• WORK TO COMPLETE
Set the lines down again exactly, first line through the line that contains "plt.rcParams['font.family'] = ['Liberation", with no pictures.

• DATASET SECTION
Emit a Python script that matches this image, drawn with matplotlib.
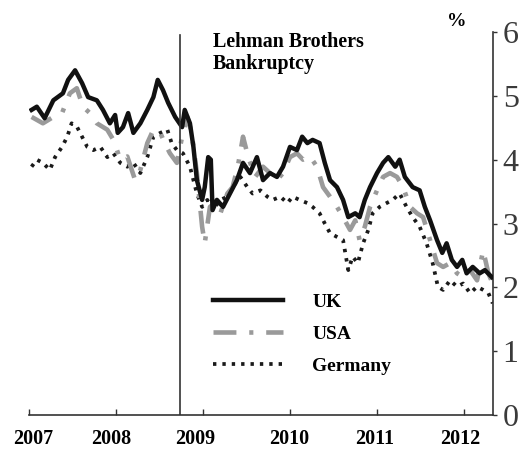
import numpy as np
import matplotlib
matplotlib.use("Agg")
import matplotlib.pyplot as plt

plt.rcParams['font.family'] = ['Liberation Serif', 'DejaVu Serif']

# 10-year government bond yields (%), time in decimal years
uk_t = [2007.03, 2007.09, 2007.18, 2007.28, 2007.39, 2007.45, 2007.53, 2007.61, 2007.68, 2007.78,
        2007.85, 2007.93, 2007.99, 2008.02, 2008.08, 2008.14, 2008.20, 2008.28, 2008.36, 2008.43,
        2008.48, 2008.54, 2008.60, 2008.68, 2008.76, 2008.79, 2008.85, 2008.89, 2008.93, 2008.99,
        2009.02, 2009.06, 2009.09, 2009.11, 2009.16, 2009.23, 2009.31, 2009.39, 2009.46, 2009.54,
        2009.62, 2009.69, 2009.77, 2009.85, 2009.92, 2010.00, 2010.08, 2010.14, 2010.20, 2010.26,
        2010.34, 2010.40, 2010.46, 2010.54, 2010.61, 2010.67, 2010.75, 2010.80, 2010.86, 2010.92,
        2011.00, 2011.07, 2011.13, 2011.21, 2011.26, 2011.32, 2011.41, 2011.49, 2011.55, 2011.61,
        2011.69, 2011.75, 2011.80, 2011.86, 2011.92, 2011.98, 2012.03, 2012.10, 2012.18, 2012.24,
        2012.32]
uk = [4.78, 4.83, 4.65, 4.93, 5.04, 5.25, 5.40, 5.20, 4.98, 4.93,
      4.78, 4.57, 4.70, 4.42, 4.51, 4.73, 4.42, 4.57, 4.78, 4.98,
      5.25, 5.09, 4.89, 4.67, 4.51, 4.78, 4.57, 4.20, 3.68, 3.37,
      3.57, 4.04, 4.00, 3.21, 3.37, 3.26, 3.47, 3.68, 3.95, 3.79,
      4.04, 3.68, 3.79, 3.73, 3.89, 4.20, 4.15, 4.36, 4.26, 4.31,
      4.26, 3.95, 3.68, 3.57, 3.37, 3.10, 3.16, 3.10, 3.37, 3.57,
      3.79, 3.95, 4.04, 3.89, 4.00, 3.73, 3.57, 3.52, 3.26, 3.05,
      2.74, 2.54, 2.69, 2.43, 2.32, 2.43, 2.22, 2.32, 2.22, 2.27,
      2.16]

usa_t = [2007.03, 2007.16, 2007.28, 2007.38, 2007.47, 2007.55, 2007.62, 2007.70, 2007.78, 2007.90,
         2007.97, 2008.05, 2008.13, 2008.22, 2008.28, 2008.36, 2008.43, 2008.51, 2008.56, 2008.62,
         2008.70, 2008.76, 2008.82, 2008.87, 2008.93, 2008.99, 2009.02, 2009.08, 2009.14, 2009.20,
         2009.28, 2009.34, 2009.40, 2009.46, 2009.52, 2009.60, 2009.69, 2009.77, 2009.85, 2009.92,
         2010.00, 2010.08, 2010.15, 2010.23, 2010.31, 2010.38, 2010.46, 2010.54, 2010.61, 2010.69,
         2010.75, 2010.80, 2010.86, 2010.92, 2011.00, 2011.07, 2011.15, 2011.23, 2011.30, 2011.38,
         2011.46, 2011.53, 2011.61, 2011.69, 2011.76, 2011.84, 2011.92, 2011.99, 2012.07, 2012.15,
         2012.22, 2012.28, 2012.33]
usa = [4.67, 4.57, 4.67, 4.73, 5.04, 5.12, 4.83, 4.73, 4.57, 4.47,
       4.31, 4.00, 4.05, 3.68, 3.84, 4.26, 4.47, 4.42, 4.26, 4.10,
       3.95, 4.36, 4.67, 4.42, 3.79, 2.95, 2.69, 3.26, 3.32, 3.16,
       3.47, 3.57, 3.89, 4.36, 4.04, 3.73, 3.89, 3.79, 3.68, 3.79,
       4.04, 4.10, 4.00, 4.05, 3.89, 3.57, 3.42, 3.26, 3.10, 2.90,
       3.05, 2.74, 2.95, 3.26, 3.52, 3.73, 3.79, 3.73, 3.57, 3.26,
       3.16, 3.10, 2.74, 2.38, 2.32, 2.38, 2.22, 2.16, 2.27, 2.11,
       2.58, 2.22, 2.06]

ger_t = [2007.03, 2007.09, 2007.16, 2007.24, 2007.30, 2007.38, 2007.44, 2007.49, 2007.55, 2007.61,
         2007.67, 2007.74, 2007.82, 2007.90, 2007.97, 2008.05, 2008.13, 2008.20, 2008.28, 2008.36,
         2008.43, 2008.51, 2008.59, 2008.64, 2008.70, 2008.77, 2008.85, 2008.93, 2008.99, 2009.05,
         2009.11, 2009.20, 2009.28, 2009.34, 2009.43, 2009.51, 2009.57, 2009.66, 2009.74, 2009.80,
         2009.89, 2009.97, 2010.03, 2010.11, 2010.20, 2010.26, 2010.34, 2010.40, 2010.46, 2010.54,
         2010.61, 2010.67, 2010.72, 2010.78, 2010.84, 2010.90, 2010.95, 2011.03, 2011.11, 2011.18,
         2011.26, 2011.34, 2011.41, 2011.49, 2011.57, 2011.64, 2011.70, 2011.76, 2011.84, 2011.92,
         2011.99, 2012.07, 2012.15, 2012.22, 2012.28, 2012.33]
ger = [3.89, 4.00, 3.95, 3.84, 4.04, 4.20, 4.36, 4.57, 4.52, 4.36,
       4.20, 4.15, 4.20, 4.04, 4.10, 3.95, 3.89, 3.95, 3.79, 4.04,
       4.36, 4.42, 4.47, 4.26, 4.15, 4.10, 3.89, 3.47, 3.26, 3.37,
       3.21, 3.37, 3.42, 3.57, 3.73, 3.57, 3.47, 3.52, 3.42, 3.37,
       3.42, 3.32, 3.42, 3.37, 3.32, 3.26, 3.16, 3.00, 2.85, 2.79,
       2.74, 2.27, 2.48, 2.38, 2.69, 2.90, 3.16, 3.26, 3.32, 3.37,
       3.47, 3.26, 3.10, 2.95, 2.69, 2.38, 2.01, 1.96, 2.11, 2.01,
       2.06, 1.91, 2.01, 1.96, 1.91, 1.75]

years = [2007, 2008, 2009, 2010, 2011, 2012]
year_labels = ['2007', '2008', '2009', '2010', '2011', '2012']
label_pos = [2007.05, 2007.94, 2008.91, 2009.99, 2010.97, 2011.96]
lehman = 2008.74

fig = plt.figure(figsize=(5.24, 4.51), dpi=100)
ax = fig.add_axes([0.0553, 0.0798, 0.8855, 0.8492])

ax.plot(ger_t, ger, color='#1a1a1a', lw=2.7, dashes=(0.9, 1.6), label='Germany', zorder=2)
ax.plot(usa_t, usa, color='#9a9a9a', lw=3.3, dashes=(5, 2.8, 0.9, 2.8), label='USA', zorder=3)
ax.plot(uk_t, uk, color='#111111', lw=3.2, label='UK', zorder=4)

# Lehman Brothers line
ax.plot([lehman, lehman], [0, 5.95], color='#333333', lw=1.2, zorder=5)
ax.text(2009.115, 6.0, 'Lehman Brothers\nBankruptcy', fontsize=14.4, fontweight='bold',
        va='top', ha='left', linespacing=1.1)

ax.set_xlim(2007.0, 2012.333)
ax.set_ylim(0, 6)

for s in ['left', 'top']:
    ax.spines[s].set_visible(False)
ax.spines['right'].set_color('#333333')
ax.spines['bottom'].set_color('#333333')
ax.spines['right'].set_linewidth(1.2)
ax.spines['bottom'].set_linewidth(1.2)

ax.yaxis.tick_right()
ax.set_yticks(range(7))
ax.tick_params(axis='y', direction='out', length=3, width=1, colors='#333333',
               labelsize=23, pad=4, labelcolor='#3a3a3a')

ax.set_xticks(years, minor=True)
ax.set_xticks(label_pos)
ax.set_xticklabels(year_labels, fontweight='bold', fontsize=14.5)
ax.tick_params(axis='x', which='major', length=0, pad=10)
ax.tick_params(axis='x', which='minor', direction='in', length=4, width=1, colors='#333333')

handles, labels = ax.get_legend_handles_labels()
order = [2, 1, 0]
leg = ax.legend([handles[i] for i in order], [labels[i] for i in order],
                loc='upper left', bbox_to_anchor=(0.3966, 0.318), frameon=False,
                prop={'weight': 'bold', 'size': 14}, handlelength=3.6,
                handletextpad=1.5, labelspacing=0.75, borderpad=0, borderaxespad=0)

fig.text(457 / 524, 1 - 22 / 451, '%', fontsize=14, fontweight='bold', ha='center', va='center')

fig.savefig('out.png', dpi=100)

• THE OUTPUT
Emit a Python script that matches this image, drawn with matplotlib.
import numpy as np
import matplotlib
matplotlib.use("Agg")
import matplotlib.pyplot as plt

plt.rcParams['font.family'] = ['Liberation Serif', 'DejaVu Serif']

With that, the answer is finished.